If that sounds like a lot of information for teachers to handle, it's because they're expected to be acting in more of a guiding role; for example, as a student does a reading assignment, eye-tracking technology might tell a teacher when the student is losing focus, or where they might be struggling with a word.  AI technology will also be used to provide students with additional assistance with content, learning strategies and motivation messages. 

The co-directors say that CHARIOT will be on the front-edge of personalized learning, an idea that instruction be modified to fit the differing needs of students. Advances in personalized learning is one of the "14 Grand Challenges for Engineering," according to the National Academy of Engineering.

"Partnering with the Rossier School of Education to provide novel ways to help meet this challenge is a powerful example of the empowering nature of engineering," says Yannis C. Yortsos, dean of USC Viterbi. "We are fortunate that through its many professional schools, USC provides a plethora of avenues to enable this empowerment. CHARIOT is the expression of such unique partnership between education and engineering technology."

An essential aspect of personalized learning, the center's leaders point out, is being able to evaluate such things as the level of student engagement and emotions. The Internet of Things is a connected network of everyday things.  Common examples include wristbands that record how far someone walks and their heart rate, then deliver those data to a smartphone or computer.
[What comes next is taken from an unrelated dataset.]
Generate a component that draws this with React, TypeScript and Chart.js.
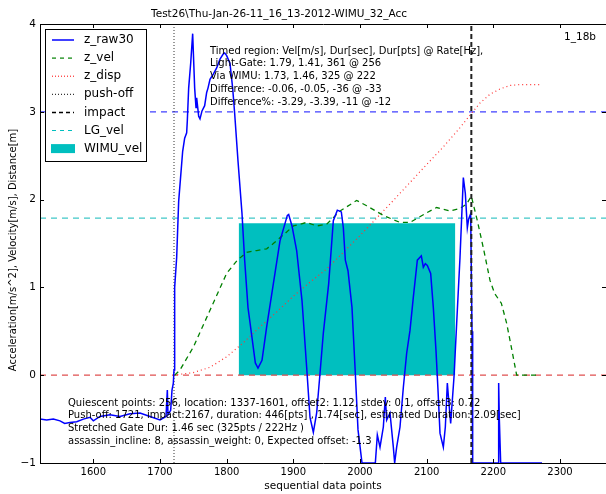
import React, { useEffect, useRef } from "react";
import { Chart, registerables } from "chart.js";
Chart.register(...registerables);

const titleText = "Test26\\Thu-Jan-26-11_16_13-2012-WIMU_32_Acc";
const xAxisLabel = "sequential data points";
const yAxisLabel = "Acceleration[m/s^2], Velocity[m/s], Distance[m]";
const cornerTag = "1_18b";

const xTicks = [1600, 1700, 1800, 1900, 2000, 2100, 2200, 2300];
const yTicks = [-1, 0, 1, 2, 3, 4];
const xMin = 1520;
const xMax = 2369;
const yMin = -1;
const yMax = 4;

const rawX = [1520,1530,1540,1550,1557,1565,1575,1585,1595,1600,1610,1625,1640,1655,1670,1685,1700,1709,1711,1712,1716,1718,1720,1721,1722,1725,1728,1734,1737,1740,1741,1743,1746,1749,1752,1754,1755,1758,1760,1763,1767,1770,1772,1775,1780,1785,1790,1795,1797,1800,1805,1809,1812,1817,1823,1827,1832,1835,1843,1847,1853,1860,1870,1880,1891,1893,1898,1905,1913,1920,1925,1930,1935,1940,1945,1953,1960,1966,1972,1975,1978,1982,1988,1993,1997,2003,2023,2026,2030,2035,2038,2040,2045,2050,2052,2055,2060,2065,2070,2075,2080,2086,2092,2095,2098,2101,2106,2110,2114,2117,2120,2125,2128,2131,2133,2136,2141,2145,2150,2155,2158,2161,2163,2166,2168,2169,2207,2208,2209,2211,2273];
const rawY = [-0.5,-0.51,-0.5,-0.52,-0.55,-0.54,-0.53,-0.5,-0.48,-0.52,-0.47,-0.45,-0.47,-0.44,-0.43,-0.47,-0.51,-0.47,-0.17,-0.45,-0.4,-0.17,-0.09,0.06,1.0,1.34,1.98,2.55,2.7,2.76,2.9,3.27,3.55,3.89,3.27,3.05,3.16,2.95,2.92,3.01,3.07,3.22,3.27,3.37,3.43,3.5,3.6,3.66,3.67,3.64,3.55,3.27,2.98,2.44,1.84,1.31,0.77,0.6,0.14,0.08,0.17,0.55,1.04,1.53,1.82,1.83,1.7,1.42,0.85,0.09,-0.48,-0.65,-0.43,0.02,0.48,1.04,1.76,1.88,1.86,1.68,1.31,1.19,0.77,0.02,-0.62,-1,-1,-0.68,-0.82,-0.59,-0.25,-0.51,-0.43,-0.82,-1,-0.82,-0.59,-0.14,0.25,0.51,0.89,1.31,1.36,1.23,1.27,1.25,1.16,0.77,0.28,-0.17,-0.66,-0.82,-0.59,-0.09,-0.28,-0.55,-0.02,0.59,1.34,2.25,2.07,1.68,1.78,1.84,0.5,-1,-1,-0.09,-0.5,-1,-1];

const velX = [1722,1730,1750,1775,1800,1816,1830,1845,1860,1870,1890,1900,1920,1935,1950,1970,1995,2010,2035,2060,2075,2100,2115,2135,2150,2160,2167,2176,2185,2195,2202,2212,2220,2228,2235,2265];
const velY = [0,0.06,0.32,0.74,1.16,1.31,1.4,1.42,1.44,1.5,1.63,1.7,1.74,1.7,1.72,1.87,1.99,1.93,1.82,1.74,1.74,1.85,1.91,1.87,1.9,1.95,2.04,1.76,1.45,1.08,0.93,0.82,0.59,0.28,0,0];

const dispX = [1720,1750,1775,1800,1825,1850,1875,1900,1925,1950,2000,2050,2100,2125,2150,2167,2180,2195,2210,2225,2240,2270];
const dispY = [0,0.03,0.09,0.21,0.37,0.55,0.72,0.9,1.06,1.21,1.59,1.99,2.4,2.6,2.82,2.98,3.1,3.2,3.26,3.3,3.31,3.31];

const pushOff = 1721;
const impact = 2167;
const lgVel = 1.79;
const offsetLine = 3;
const wimuStart = 1818;
const wimuEnd = 2143;
const wimuVel = 1.73;

const topNotes = [
  "Timed region: Vel[m/s], Dur[sec], Dur[pts] @ Rate[Hz],",
  "Light-Gate: 1.79, 1.41, 361 @ 256",
  "Via WIMU: 1.73, 1.46, 325 @ 222",
  "Difference: -0.06, -0.05, -36 @ -33",
  "Difference%: -3.29, -3.39, -11 @ -12",
];
const bottomNotes = [
  "Quiescent points: 256, location: 1337-1601, offset2: 1.12, stdev: 0.1, offset3: 0.72",
  "Push-off: 1721, impact:2167, duration: 446[pts] , 1.74[sec], estimated Duration: 2.09[sec]",
  "Stretched Gate Dur: 1.46 sec (325pts / 222Hz )",
  "assassin_incline: 8, assassin_weight: 0, Expected offset: -1.3",
];

const legendItems = [
  { label: "z_raw30", color: "#0000ff", dash: [] as number[], width: 1.5, patch: false },
  { label: "z_vel", color: "#008000", dash: [4, 4], width: 1.2, patch: false },
  { label: "z_disp", color: "#ff0000", dash: [1, 2], width: 1, patch: false },
  { label: "push-off", color: "#000000", dash: [1, 2], width: 1, patch: false },
  { label: "impact", color: "#000000", dash: [4, 3], width: 1.5, patch: false },
  { label: "LG_vel", color: "#00bfbf", dash: [4, 4], width: 1, patch: false },
  { label: "WIMU_vel", color: "#00bfbf", dash: [], width: 0, patch: true },
];

const FONT = "'DejaVu Sans', sans-serif";

const decor = {
  id: "decor",
  afterDatasetsDraw(chart: any) {
    const { ctx, chartArea: a, scales } = chart;
    const xs = scales.x;
    const ys = scales.y;
    ctx.save();
    ctx.strokeStyle = "#000";
    ctx.lineWidth = 1;
    ctx.setLineDash([]);
    ctx.beginPath();
    ctx.rect(Math.round(a.left) + 0.5, Math.round(a.top) + 0.5, Math.round(a.right - a.left), Math.round(a.bottom - a.top));
    ctx.stroke();
    ctx.beginPath();
    xTicks.forEach((v) => {
      const px = Math.round(xs.getPixelForValue(v)) + 0.5;
      ctx.moveTo(px, a.bottom);
      ctx.lineTo(px, a.bottom - 4);
      ctx.moveTo(px, a.top);
      ctx.lineTo(px, a.top + 4);
    });
    yTicks.forEach((v) => {
      const py = Math.round(ys.getPixelForValue(v)) + 0.5;
      ctx.moveTo(a.left, py);
      ctx.lineTo(a.left + 4, py);
      ctx.moveTo(a.right, py);
      ctx.lineTo(a.right - 4, py);
    });
    ctx.stroke();
    ctx.restore();
  },
  afterDraw(chart: any) {
    const { ctx, chartArea: a } = chart;
    ctx.save();
    ctx.fillStyle = "#000";
    ctx.font = `10.5px ${FONT}`;
    ctx.textAlign = "center";
    ctx.textBaseline = "middle";
    ctx.fillText(titleText, 279, 14);
    ctx.font = `10.5px ${FONT}`;
    ctx.fillText(xAxisLabel, (a.left + a.right) / 2, 486);
    ctx.save();
    ctx.font = `10px ${FONT}`;
    ctx.translate(13, 250);
    ctx.rotate(-Math.PI / 2);
    ctx.fillText(yAxisLabel, 0, 0);
    ctx.restore();
    ctx.font = `10px ${FONT}`;
    ctx.textAlign = "left";
    topNotes.forEach((t, i) => ctx.fillText(t, 210, 51 + i * 12.8));
    bottomNotes.forEach((t, i) => ctx.fillText(t, 68, 403 + i * 12.8));
    ctx.textAlign = "right";
    ctx.font = `10.5px ${FONT}`;
    ctx.fillText(cornerTag, 596, 37);
    const lx = 45.5, ly = 29.5, lw = 101, lh = 132;
    ctx.fillStyle = "#fff";
    ctx.fillRect(lx, ly, lw, lh);
    ctx.strokeStyle = "#000";
    ctx.lineWidth = 1;
    ctx.setLineDash([]);
    ctx.strokeRect(lx, ly, lw, lh);
    ctx.font = `12px ${FONT}`;
    ctx.textAlign = "left";
    legendItems.forEach((it, i) => {
      const cy = 40 + i * 18.1;
      if (it.patch) {
        ctx.fillStyle = it.color;
        ctx.fillRect(51, cy - 4.5, 24, 9);
      } else {
        ctx.strokeStyle = it.color;
        ctx.lineWidth = it.width;
        ctx.setLineDash(it.dash);
        ctx.beginPath();
        ctx.moveTo(52, cy);
        ctx.lineTo(74, cy);
        ctx.stroke();
      }
      ctx.setLineDash([]);
      ctx.fillStyle = "#000";
      ctx.fillText(it.label, 84, cy);
    });
    ctx.restore();
  },
};

function pts(xs: number[], ys: number[]) {
  return xs.map((x, i) => ({ x, y: ys[i] }));
}

export default function App() {
  const ref = useRef<HTMLCanvasElement>(null);
  useEffect(() => {
    if (!ref.current) return;
    const base = { pointRadius: 0, fill: false, tension: 0 };
    const chart = new Chart(ref.current, {
      type: "line",
      data: {
        datasets: [
          { ...base, label: "impact", data: [{ x: impact, y: yMin }, { x: impact, y: yMax }], borderColor: "#222", borderWidth: 2, borderDash: [5, 3], order: 0 },
          { ...base, label: "z_raw30", data: pts(rawX, rawY), borderColor: "#0000ff", borderWidth: 1.5, order: 1 },
          { ...base, label: "z_vel", data: pts(velX, velY), borderColor: "#008000", borderWidth: 1.3, borderDash: [5, 4], order: 2 },
          { ...base, label: "z_disp", data: pts(dispX, dispY), borderColor: "#ff3030", borderWidth: 1.2, borderDash: [1, 3], order: 3 },
          { ...base, label: "push-off", data: [{ x: pushOff, y: yMin }, { x: pushOff, y: yMax }], borderColor: "#333", borderWidth: 1, borderDash: [1, 2], order: 4 },
          { ...base, label: "LG_vel", data: [{ x: xMin, y: lgVel }, { x: xMax, y: lgVel }], borderColor: "#40c8c8", borderWidth: 1.2, borderDash: [6, 5], order: 5 },
          { ...base, label: "offset", data: [{ x: xMin, y: offsetLine }, { x: xMax, y: offsetLine }], borderColor: "#4040ff", borderWidth: 1.2, borderDash: [6, 5], order: 6 },
          { ...base, label: "zero", data: [{ x: xMin, y: 0 }, { x: xMax, y: 0 }], borderColor: "#e05050", borderWidth: 1.2, borderDash: [6, 5], order: 7 },
          { ...base, label: "WIMU_vel", data: [{ x: wimuStart, y: wimuVel }, { x: wimuEnd, y: wimuVel }], borderColor: "rgba(0,0,0,0)", borderWidth: 0, backgroundColor: "#00bfbf", fill: "origin", order: 8 },
        ],
      },
      options: {
        responsive: false,
        animation: false,
        events: [],
        layout: { padding: { top: 24, right: 0, left: 0, bottom: 0 } },
        plugins: { legend: { display: false }, tooltip: { enabled: false }, title: { display: false } },
        scales: {
          x: {
            type: "linear",
            min: xMin,
            max: xMax,
            afterBuildTicks: (s: any) => { s.ticks = xTicks.map((v) => ({ value: v })); },
            afterFit: (s: any) => { s.height = 31; },
            grid: { display: false, drawTicks: false },
            border: { display: false },
            ticks: { color: "#000", font: { family: FONT, size: 10 }, padding: 3, maxRotation: 0, autoSkip: false, callback: (v: any) => String(v) },
          },
          y: {
            type: "linear",
            min: yMin,
            max: yMax,
            afterBuildTicks: (s: any) => { s.ticks = yTicks.map((v) => ({ value: v })); },
            afterFit: (s: any) => { s.width = 40; },
            grid: { display: false, drawTicks: false },
            border: { display: false },
            ticks: { color: "#000", font: { family: FONT, size: 10.5 }, padding: 4, callback: (v: any) => (v < 0 ? "\u2212" + Math.abs(v) : String(v)) },
          },
        },
      },
      plugins: [decor],
    } as any);
    return () => chart.destroy();
  }, []);
  return (
    <div style={{ position: "fixed", left: 0, top: 0, width: 606, height: 494, background: "#fff" }}>
      <canvas ref={ref} width={606} height={494} style={{ display: "block" }} />
    </div>
  );
}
Dean of USC Rossier Karen Symms Gallagher notes that the three charter schools opened by USC Rossier—USC Hybrid High School, USC East and USC College Prep, Santa Ana Campus—are all examples of how personalized learning has become integral to classroom instruction, and where the kind of innovation taken on by CHARIOT may prove to be especially beneficial.

“As USC Rossier envisioned, opened and now operate our three charter schools using personalized learning and high quality teachers, we have learned how important real-time data are to teachers’ ability to intervene exactly when students need assistance,” she says.

Krishnamachari, who is also Director of the recently launched Center for Cyber-Physical Systems and the IoT, will focus on leading Viterbi’s efforts in designing, implementing and evaluating algorithms and software for wireless and mobile IoT sensing systems. Machiraju, who is an alumnus of Rossier (EdD '87), and Yates will focus their work on leading Rossier and other USC faculty in applying that technology to the classroom and other learning environments. Machiraju brings extensive knowledge from the technology sector, including nine years as a principal scientist at Apple with 11 patents in information retrieval.

"My interest is in taking on paradigm-changing projects, and I’m excited about the possibilities that CHARIOT brings to education," Machiraju says. “CHARIOT is the perfect vehicle for pushing the boundaries on how the next frontier of education can be modeled. Having worked in information retrieval, wearables and learning, it is a natural for me to intertwine these various strands for exponential returns.”

Krishnamachari, approached by Yannis C. Yortsos, Dean of USC Viterbi about the idea for CHARIOT, says that he knew he wanted to be involved in the project to build smart, technology-enabled classrooms—something he knows is needed based on his experience both as an educator and as the product of a large city public school system with high student-teacher ratios.

"I could see right away that if sensor measurements are carefully correlated with more traditional assessments of student learning, it would enable teachers to know which students need help, when they need help and what help they need, and possibly also give feedback and suggestions to individual students about what they could be doing to enhance their learning," Krishnamachari says.

CHARIOT’s co-directors believe that with connectivity and sensors becoming pervasive, there are currently unforeseen ways by which data can be gathered, interpreted and deployed for strengthening the learning process and teacher student interactions. 

Computer scientist and educator Alan Kay once said, “The best way to predict the future is to invent it.”  CHARIOT hopes to provide the framework to create such inventions.